→ **Written task**: Pictures stay out. Extract the lines below from the first one through the line with "(0,0) rectangle (1310,726);", both included.

→ **Given material**:
_ _ _ _ _

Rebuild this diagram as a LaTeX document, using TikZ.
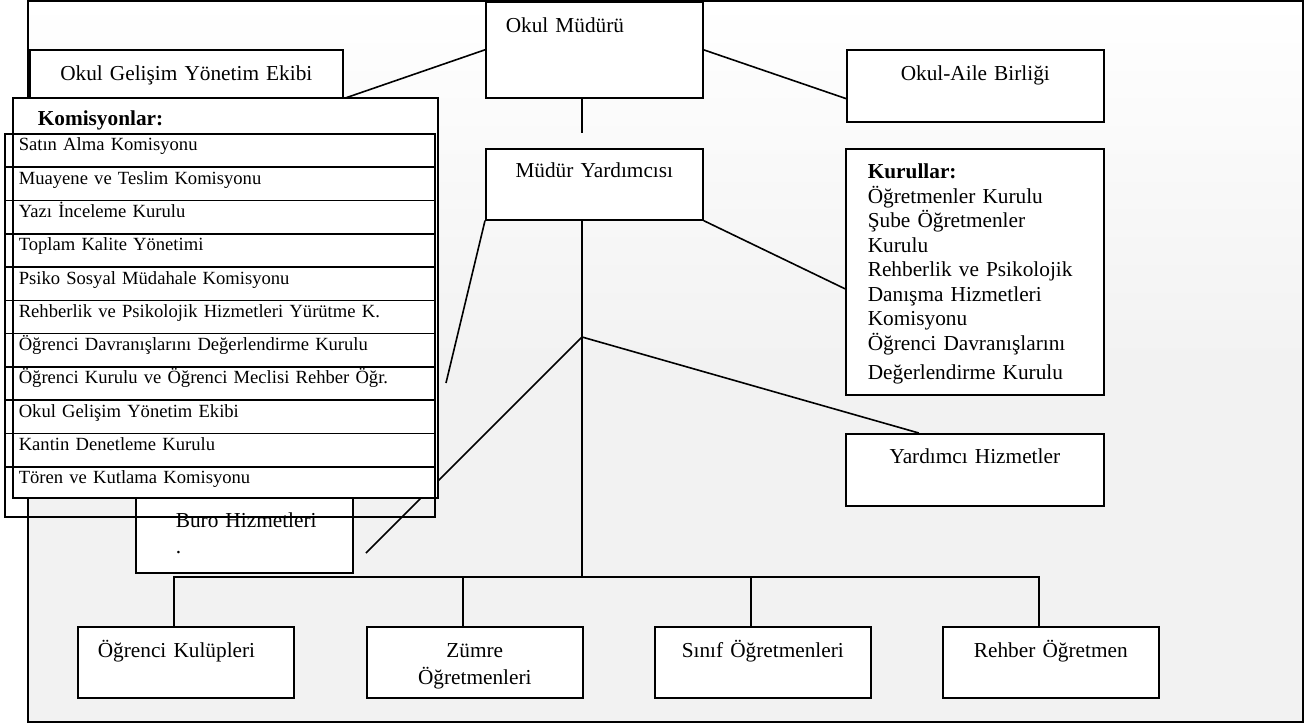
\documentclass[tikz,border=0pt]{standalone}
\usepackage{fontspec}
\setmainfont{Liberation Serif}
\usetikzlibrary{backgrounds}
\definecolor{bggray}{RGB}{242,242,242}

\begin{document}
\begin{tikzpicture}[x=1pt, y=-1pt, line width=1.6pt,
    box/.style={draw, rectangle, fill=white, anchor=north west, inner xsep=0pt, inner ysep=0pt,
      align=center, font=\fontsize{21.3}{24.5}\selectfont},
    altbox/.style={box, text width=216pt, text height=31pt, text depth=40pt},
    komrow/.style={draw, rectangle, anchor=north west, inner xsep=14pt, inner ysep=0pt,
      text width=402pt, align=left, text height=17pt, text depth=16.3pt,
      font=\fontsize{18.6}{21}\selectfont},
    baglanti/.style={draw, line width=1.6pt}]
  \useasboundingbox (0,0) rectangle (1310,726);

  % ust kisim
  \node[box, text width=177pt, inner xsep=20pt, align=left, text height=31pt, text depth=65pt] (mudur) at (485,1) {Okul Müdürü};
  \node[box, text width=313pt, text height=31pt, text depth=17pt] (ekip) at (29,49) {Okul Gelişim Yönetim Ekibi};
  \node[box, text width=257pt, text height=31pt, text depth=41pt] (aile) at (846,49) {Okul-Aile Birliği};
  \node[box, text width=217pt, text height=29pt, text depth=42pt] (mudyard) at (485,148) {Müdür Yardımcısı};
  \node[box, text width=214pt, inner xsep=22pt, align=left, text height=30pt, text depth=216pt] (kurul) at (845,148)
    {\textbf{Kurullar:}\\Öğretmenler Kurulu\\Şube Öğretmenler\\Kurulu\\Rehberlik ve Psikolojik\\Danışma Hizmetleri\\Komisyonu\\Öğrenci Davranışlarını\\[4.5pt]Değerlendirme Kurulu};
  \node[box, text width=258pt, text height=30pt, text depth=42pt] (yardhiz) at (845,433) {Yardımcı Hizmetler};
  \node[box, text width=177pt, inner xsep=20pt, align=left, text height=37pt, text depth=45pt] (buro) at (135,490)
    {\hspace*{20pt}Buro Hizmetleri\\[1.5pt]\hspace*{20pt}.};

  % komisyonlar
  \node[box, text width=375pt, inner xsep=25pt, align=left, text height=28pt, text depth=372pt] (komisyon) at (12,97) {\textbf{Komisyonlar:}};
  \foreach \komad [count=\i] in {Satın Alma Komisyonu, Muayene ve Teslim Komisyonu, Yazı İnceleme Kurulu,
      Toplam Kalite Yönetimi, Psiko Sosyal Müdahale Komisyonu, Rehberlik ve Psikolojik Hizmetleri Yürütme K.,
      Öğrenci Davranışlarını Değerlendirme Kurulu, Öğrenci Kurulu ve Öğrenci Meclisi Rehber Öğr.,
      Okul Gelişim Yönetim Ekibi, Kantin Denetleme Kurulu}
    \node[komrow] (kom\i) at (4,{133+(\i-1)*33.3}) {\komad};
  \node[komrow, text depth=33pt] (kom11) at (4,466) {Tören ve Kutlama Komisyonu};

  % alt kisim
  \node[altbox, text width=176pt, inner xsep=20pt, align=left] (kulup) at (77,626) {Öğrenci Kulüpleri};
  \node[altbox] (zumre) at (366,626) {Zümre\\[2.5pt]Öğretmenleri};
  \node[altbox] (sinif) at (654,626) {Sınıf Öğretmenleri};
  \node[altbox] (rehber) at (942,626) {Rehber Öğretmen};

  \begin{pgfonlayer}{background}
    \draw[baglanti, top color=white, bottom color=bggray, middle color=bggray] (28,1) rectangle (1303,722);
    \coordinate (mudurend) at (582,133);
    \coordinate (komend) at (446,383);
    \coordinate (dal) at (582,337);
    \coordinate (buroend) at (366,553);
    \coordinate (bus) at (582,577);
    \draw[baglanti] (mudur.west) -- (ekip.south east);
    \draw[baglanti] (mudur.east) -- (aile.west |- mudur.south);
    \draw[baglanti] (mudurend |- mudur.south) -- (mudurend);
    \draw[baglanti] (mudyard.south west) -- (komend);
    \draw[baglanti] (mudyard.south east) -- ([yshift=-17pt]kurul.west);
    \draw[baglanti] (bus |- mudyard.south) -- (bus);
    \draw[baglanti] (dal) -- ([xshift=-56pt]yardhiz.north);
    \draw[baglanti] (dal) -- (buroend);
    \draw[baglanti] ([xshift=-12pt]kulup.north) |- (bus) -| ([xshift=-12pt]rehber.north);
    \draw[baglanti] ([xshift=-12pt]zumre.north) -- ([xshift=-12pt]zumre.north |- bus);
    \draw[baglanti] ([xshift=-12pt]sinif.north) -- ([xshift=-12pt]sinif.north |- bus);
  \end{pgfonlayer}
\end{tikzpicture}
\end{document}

_ _ _ _ _

→ **Worked solution**:
Rebuild this diagram as a LaTeX document, using TikZ.
\documentclass[tikz,border=0pt]{standalone}
\usepackage{fontspec}
\setmainfont{Liberation Serif}
\usetikzlibrary{backgrounds}
\definecolor{bggray}{RGB}{242,242,242}

\begin{document}
\begin{tikzpicture}[x=1pt, y=-1pt, line width=1.6pt,
    box/.style={draw, rectangle, fill=white, anchor=north west, inner xsep=0pt, inner ysep=0pt,
      align=center, font=\fontsize{21.3}{24.5}\selectfont},
    altbox/.style={box, text width=216pt, text height=31pt, text depth=40pt},
    komrow/.style={draw, rectangle, anchor=north west, inner xsep=14pt, inner ysep=0pt,
      text width=402pt, align=left, text height=17pt, text depth=16.3pt,
      font=\fontsize{18.6}{21}\selectfont},
    baglanti/.style={draw, line width=1.6pt}]
  \useasboundingbox (0,0) rectangle (1310,726);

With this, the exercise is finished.